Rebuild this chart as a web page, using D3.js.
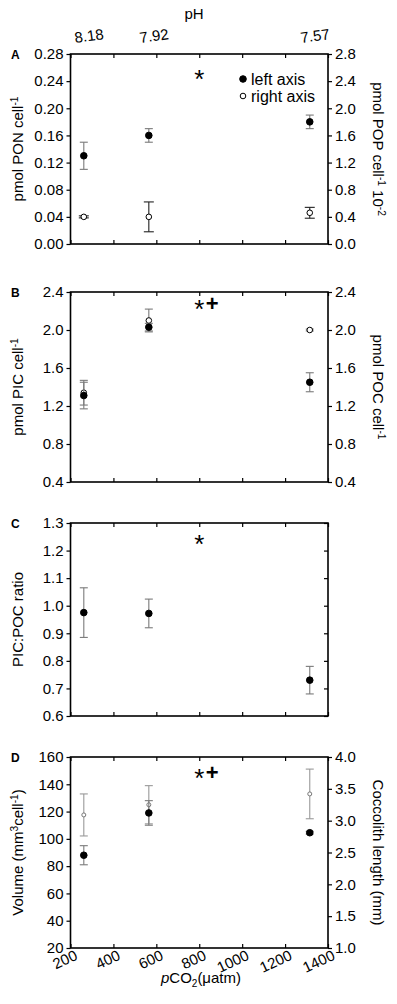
<!DOCTYPE html>
<html><head><meta charset="utf-8">
<script src="https://cdn.jsdelivr.net/npm/d3@7"></script>
<style>
html,body{margin:0;padding:0;background:#fff;}
svg{display:block;font-family:"Liberation Sans",Arial,sans-serif;}
</style></head>
<body>
<script>
// ---- data ----
const pco2 = [262, 565, 1315];
const phLabels = ["8.18", "7.92", "7.57"];
const xTicks = [200, 400, 600, 800, 1000, 1200, 1400];

const ponMean = [0.13, 0.16, 0.18];
const ponErr = [0.02, 0.01, 0.01];
const popMean = [0.40, 0.40, 0.46];
const popErr = [0.015, 0.22, 0.08];

const picMean = [1.31, 2.03, 1.45];
const picErr = [0.14, 0.04, 0.10];
const pocMean = [1.34, 2.10, 2.00];
const pocErr = [0.13, 0.12, 0.01];

const ratioMean = [0.975, 0.972, 0.73];
const ratioErr = [0.09, 0.052, 0.05];

const volumeMean = [88, 119, 104.5];
const volumeErr = [7, 9, 1];
const coccoMean = [3.09, 3.25, 3.42];
const coccoErr = [0.33, 0.30, 0.39];

const ticksA_L = [0, 0.04, 0.08, 0.12, 0.16, 0.20, 0.24, 0.28];
const ticksA_R = [0, 0.4, 0.8, 1.2, 1.6, 2.0, 2.4, 2.8];
const ticksB = [0.4, 0.8, 1.2, 1.6, 2.0, 2.4];
const ticksC = [0.6, 0.7, 0.8, 0.9, 1.0, 1.1, 1.2, 1.3];
const ticksD_L = [20, 40, 60, 80, 100, 120, 140, 160];
const ticksD_R = [1.0, 1.5, 2.0, 2.5, 3.0, 3.5, 4.0];

// ---- layout ----
const W = 397, H = 1004;
const X0 = 70.5, X1 = 328;
const svg = d3.select("body").append("svg").attr("width", W).attr("height", H);
const x = d3.scaleLinear().domain([200, 1400]).range([X0, X1]);

const panels = [
  {letter: "A", top: 54, bottom: 244, mark: ["*"], markOff: 19,
   left: {domain: [0, 0.28], ticks: ticksA_L, fmt: d3.format(".2f"), label: [["pmol PON cell", 0], ["-1", 1]]},
   right: {domain: [0, 2.8], ticks: ticksA_R, fmt: d3.format(".1f"), label: [["pmol POP cell", 0], ["-1", 1], [" 10", 0], ["-2", 1]]},
   series: [
     {mean: popMean, err: popErr, axis: "right", open: true, r: 2.8, errColor: "#222", cap: 5, stroke: "#000"},
     {mean: ponMean, err: ponErr, axis: "left", open: false, r: 3.3, errColor: "#7a7a7a", cap: 4}
   ]},
  {letter: "B", top: 292, bottom: 482, mark: ["*", "+"], markOff: 11,
   left: {domain: [0.4, 2.4], ticks: ticksB, fmt: d3.format(".1f"), label: [["pmol PIC cell", 0], ["-1", 1]]},
   right: {domain: [0.4, 2.4], ticks: ticksB, fmt: d3.format(".1f"), label: [["pmol POC cell", 0], ["-1", 1]]},
   series: [
     {mean: pocMean, err: pocErr, axis: "right", open: true, r: 2.8, errColor: "#7a7a7a", cap: 4, stroke: "#000"},
     {mean: picMean, err: picErr, axis: "left", open: false, r: 3.3, errColor: "#7a7a7a", cap: 4}
   ]},
  {letter: "C", top: 523, bottom: 716, mark: ["*"], markOff: 15,
   left: {domain: [0.6, 1.3], ticks: ticksC, fmt: d3.format(".1f"), label: [["PIC:POC ratio", 0]]},
   right: null,
   series: [
     {mean: ratioMean, err: ratioErr, axis: "left", open: false, r: 3.3, errColor: "#7a7a7a", cap: 4}
   ]},
  {letter: "D", top: 757, bottom: 948, mark: ["*", "+"], markOff: 15, bottomAxis: true,
   left: {domain: [20, 160], ticks: ticksD_L, fmt: d3.format("d"), label: [["Volume (mm", 0], ["3", 1], ["cell", 0], ["-1", 1], [")", 0]]},
   right: {domain: [1.0, 4.0], ticks: ticksD_R, fmt: d3.format(".1f"), label: [["Coccolith length (mm)", 0]]},
   series: [
     {mean: coccoMean, err: coccoErr, axis: "right", open: true, r: 2.0, errColor: "#999", cap: 4, stroke: "#777"},
     {mean: volumeMean, err: volumeErr, axis: "left", open: false, r: 3.3, errColor: "#7a7a7a", cap: 4}
   ]}
];

function addLabel(t, parts, size) {
  parts.forEach(([s, sup]) => {
    t.append("tspan").text(s)
      .attr("font-size", sup ? size * 0.68 : size)
      .attr("baseline-shift", sup ? "super" : null);
  });
}

panels.forEach(p => {
  const g = svg.append("g");
  const yL = d3.scaleLinear().domain(p.left.domain).range([p.bottom, p.top]);
  const yR = p.right ? d3.scaleLinear().domain(p.right.domain).range([p.bottom, p.top]) : null;

  g.append("g").attr("transform", `translate(${X0},0)`)
    .call(d3.axisLeft(yL).tickValues(p.left.ticks).tickFormat(p.left.fmt).tickSize(4).tickPadding(3));
  if (yR) {
    g.append("g").attr("transform", `translate(${X1},0)`)
      .call(d3.axisRight(yR).tickValues(p.right.ticks).tickFormat(p.right.fmt).tickSize(4).tickPadding(3));
  } else {
    g.append("g").attr("transform", `translate(${X1},0)`)
      .call(d3.axisLeft(yL).tickValues(p.left.ticks).tickFormat("").tickSize(4));
  }
  g.append("g").attr("transform", `translate(0,${p.bottom})`)
    .call(d3.axisTop(x).tickValues(xTicks).tickFormat("").tickSize(4));
  g.append("g").attr("transform", `translate(0,${p.top})`)
    .call(d3.axisBottom(x).tickValues(xTicks).tickFormat("").tickSize(4));

  g.selectAll(".domain").remove();
  g.selectAll(".tick line").attr("stroke", "#000").attr("stroke-width", 1.2);
  g.selectAll(".tick text").attr("font-size", 15).attr("fill", "#000")
    .attr("font-family", "'Liberation Sans',Arial,sans-serif");

  g.append("rect").attr("x", X0).attr("y", p.top).attr("width", X1 - X0).attr("height", p.bottom - p.top)
    .attr("fill", "none").attr("stroke", "#000").attr("stroke-width", 1.6);

  g.append("text").attr("x", 11).attr("y", p.top + 5).attr("font-size", 12).attr("font-weight", "bold").text(p.letter);

  const cy = (p.top + p.bottom) / 2;
  const tl = g.append("text").attr("text-anchor", "middle")
    .attr("transform", `translate(23,${cy}) rotate(-90)`);
  addLabel(tl, p.left.label, 15);
  if (p.right) {
    const tr = g.append("text").attr("text-anchor", "middle")
      .attr("transform", `translate(373,${cy}) rotate(90)`);
    addLabel(tr, p.right.label, 15);
  }

  const mx = x(800);
  const mc = p.top + p.markOff;
  g.append("text").attr("x", mx).attr("y", mc + 15).attr("text-anchor", "middle")
    .attr("font-size", 26).text(p.mark[0]);
  if (p.mark.length > 1) {
    g.append("text").attr("x", mx + 13).attr("y", mc + 7.5).attr("text-anchor", "middle")
      .attr("font-size", 22).attr("font-weight", "bold").text(p.mark[1]);
  }

  p.series.forEach(s => {
    const y = s.axis === "left" ? yL : yR;
    const pts = pco2.map((c, i) => ({x: x(c), m: s.mean[i], e: s.err[i]}));
    const eg = g.append("g").attr("stroke", s.errColor).attr("stroke-width", 1.1);
    eg.selectAll("line.v").data(pts).join("line")
      .attr("x1", d => d.x).attr("x2", d => d.x)
      .attr("y1", d => y(d.m - d.e)).attr("y2", d => y(d.m + d.e));
    eg.selectAll("line.t").data(pts).join("line")
      .attr("x1", d => d.x - s.cap).attr("x2", d => d.x + s.cap)
      .attr("y1", d => y(d.m + d.e)).attr("y2", d => y(d.m + d.e));
    eg.selectAll("line.b").data(pts).join("line")
      .attr("x1", d => d.x - s.cap).attr("x2", d => d.x + s.cap)
      .attr("y1", d => y(d.m - d.e)).attr("y2", d => y(d.m - d.e));
    g.append("g").selectAll("circle").data(pts).join("circle")
      .attr("cx", d => d.x).attr("cy", d => y(d.m)).attr("r", s.r)
      .attr("fill", s.open ? "#fff" : "#000")
      .attr("stroke", s.open ? s.stroke : "#000").attr("stroke-width", 1);
  });

  if (p.letter === "A") {
    const lg = g.append("g");
    lg.append("circle").attr("cx", 243).attr("cy", 79).attr("r", 3.3).attr("fill", "#000").attr("stroke", "#000");
    lg.append("text").attr("x", 251).attr("y", 84.5).attr("font-size", 16).text("left axis");
    lg.append("circle").attr("cx", 243).attr("cy", 96).attr("r", 2.8).attr("fill", "#fff").attr("stroke", "#000");
    lg.append("text").attr("x", 251).attr("y", 101.5).attr("font-size", 16).text("right axis");

    svg.append("text").attr("x", 194).attr("y", 19).attr("text-anchor", "middle").attr("font-size", 15).text("pH");
    svg.append("g").selectAll("text").data(pco2).join("text")
      .attr("transform", (d) => `translate(${x(d) + 6},${41}) rotate(-8)`)
      .attr("text-anchor", "middle").attr("font-size", 15)
      .text((d, i) => phLabels[i]);
  }

  if (p.bottomAxis) {
    svg.append("g").selectAll("text").data(xTicks).join("text")
      .attr("transform", d => `translate(${x(d) + 8},${p.bottom + 11}) rotate(-25)`)
      .attr("text-anchor", "end").attr("font-size", 15).text(d => d);
    const t = svg.append("text").attr("x", 201).attr("y", 983).attr("text-anchor", "middle").attr("font-size", 15);
    t.append("tspan").attr("font-style", "italic").text("p");
    t.append("tspan").text("CO");
    t.append("tspan").attr("font-size", 10).attr("dy", 4).text("2");
    t.append("tspan").attr("dy", -4).text("(\u03bcatm)");
  }
});
</script>
</body></html>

__AIM__: Reproduce the data above word for word from its first line through the line that holds "const xTicks = [200, 400, 600, 800, 1000, 1200, 1400];", both ends included; skip pictures.

__SOLUTION__:
Rebuild this chart as a web page, using D3.js.
<!DOCTYPE html>
<html><head><meta charset="utf-8">
<script src="https://cdn.jsdelivr.net/npm/d3@7"></script>
<style>
html,body{margin:0;padding:0;background:#fff;}
svg{display:block;font-family:"Liberation Sans",Arial,sans-serif;}
</style></head>
<body>
<script>
// ---- data ----
const pco2 = [262, 565, 1315];
const phLabels = ["8.18", "7.92", "7.57"];
const xTicks = [200, 400, 600, 800, 1000, 1200, 1400];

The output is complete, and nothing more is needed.